***** Supplied records *****

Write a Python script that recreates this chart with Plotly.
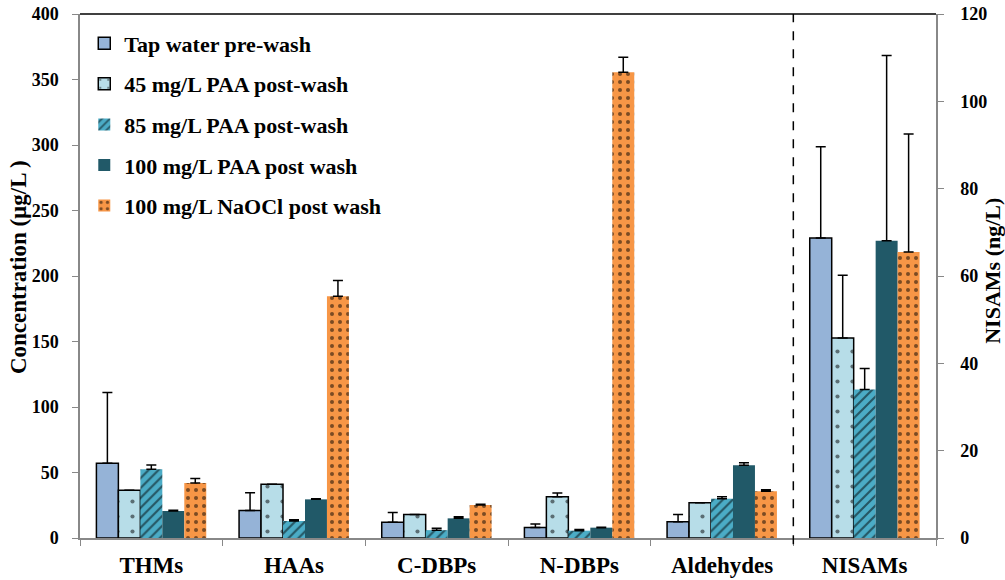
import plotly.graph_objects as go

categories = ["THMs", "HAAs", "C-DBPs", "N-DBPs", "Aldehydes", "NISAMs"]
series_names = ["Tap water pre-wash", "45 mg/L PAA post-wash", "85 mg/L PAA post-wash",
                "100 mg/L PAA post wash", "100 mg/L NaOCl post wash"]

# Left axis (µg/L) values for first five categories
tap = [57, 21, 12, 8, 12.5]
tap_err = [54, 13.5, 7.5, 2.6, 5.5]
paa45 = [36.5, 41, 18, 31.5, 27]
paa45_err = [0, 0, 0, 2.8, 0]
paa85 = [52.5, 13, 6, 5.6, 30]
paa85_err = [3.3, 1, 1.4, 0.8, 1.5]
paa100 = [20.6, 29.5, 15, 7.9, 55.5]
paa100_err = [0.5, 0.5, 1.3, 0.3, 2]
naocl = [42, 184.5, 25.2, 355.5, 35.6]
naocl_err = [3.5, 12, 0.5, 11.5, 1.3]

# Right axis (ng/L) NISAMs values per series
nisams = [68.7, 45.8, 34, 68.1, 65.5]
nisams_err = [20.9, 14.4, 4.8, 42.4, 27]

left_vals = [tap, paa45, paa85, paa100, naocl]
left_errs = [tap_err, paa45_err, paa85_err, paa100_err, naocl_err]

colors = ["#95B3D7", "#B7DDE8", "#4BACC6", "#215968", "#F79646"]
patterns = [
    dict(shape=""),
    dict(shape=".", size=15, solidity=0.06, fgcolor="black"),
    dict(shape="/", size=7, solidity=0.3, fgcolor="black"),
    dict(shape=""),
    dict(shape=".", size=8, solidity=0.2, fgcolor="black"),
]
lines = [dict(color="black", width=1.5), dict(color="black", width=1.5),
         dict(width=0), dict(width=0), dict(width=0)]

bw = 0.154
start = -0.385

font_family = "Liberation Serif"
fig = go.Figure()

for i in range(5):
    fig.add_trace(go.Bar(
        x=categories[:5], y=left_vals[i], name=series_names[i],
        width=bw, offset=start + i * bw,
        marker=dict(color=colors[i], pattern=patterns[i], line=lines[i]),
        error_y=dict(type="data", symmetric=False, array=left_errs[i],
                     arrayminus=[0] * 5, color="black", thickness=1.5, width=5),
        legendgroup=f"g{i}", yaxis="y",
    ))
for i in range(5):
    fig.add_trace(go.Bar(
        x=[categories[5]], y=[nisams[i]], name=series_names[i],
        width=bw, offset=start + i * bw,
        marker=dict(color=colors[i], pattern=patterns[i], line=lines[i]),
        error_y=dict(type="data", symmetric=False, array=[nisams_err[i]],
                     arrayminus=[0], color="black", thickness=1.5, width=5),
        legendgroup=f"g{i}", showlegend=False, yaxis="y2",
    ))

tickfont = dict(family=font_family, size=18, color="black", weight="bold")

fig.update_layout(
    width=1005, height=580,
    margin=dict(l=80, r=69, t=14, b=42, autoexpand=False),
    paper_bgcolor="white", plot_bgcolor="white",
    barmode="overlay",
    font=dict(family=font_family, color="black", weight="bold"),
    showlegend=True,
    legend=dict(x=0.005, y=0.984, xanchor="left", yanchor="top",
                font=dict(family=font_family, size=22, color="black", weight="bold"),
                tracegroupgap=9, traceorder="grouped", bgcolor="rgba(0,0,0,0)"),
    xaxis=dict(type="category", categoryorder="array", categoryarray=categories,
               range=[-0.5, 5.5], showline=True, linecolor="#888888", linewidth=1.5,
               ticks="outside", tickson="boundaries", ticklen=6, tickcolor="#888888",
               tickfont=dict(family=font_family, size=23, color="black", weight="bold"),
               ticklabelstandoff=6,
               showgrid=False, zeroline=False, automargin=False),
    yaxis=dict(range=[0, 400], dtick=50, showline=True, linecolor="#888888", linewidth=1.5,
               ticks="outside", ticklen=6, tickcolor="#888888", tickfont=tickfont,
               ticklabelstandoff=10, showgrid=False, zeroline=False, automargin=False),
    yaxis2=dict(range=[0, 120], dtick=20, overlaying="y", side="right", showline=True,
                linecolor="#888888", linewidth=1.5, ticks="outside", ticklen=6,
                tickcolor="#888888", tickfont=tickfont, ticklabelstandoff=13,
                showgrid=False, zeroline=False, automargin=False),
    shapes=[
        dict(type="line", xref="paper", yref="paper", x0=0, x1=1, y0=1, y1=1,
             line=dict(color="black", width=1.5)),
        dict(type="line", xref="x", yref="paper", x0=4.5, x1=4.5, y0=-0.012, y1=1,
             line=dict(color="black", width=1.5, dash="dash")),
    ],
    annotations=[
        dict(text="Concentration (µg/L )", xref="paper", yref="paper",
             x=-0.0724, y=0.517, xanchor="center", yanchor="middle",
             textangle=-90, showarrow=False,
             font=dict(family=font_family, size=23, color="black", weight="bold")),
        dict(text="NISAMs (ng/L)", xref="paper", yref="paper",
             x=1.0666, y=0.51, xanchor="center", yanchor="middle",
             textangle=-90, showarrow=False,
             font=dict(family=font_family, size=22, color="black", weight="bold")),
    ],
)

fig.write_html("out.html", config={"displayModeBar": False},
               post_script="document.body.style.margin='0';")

*****
***** Supplied records *****

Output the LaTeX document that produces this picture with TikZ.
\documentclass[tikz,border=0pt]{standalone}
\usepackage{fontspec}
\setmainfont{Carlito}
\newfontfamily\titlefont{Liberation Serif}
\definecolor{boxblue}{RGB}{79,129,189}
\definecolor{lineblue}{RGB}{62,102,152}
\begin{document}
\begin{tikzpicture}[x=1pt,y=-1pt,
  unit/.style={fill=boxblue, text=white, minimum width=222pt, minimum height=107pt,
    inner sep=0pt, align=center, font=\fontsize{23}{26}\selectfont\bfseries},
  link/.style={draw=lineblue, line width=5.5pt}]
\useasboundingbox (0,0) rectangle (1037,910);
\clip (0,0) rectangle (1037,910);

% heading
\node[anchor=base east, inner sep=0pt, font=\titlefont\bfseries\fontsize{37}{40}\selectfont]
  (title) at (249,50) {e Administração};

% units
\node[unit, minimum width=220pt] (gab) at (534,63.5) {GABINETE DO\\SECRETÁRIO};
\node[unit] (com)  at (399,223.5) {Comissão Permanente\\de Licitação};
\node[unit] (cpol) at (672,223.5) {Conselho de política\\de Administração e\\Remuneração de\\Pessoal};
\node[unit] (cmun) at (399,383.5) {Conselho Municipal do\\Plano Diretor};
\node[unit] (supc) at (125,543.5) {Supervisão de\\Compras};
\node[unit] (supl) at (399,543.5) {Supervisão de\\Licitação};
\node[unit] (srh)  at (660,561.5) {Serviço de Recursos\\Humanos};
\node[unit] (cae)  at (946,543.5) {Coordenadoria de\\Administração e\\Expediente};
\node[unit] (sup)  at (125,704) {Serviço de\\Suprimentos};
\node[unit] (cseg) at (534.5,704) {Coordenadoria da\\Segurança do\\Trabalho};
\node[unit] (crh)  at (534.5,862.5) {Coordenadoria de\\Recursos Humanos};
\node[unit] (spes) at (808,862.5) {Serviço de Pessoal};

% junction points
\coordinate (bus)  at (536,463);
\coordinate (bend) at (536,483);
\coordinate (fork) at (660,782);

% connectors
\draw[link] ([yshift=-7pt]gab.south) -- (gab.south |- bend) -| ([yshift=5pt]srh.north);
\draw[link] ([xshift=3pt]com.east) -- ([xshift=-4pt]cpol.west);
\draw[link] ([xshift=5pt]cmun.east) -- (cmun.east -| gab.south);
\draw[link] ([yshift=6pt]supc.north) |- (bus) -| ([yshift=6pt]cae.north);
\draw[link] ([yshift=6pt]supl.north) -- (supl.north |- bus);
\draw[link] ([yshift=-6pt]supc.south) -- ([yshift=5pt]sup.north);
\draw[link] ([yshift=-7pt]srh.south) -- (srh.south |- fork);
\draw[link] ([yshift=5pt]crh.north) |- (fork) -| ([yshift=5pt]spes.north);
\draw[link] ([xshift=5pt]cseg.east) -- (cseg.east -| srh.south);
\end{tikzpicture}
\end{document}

*****

### Work to complete
Find the word "that" in the entries, and copy every line it shows up in.

### Full solution
Write a Python script that recreates this chart with Plotly.
Output the LaTeX document that produces this picture with TikZ.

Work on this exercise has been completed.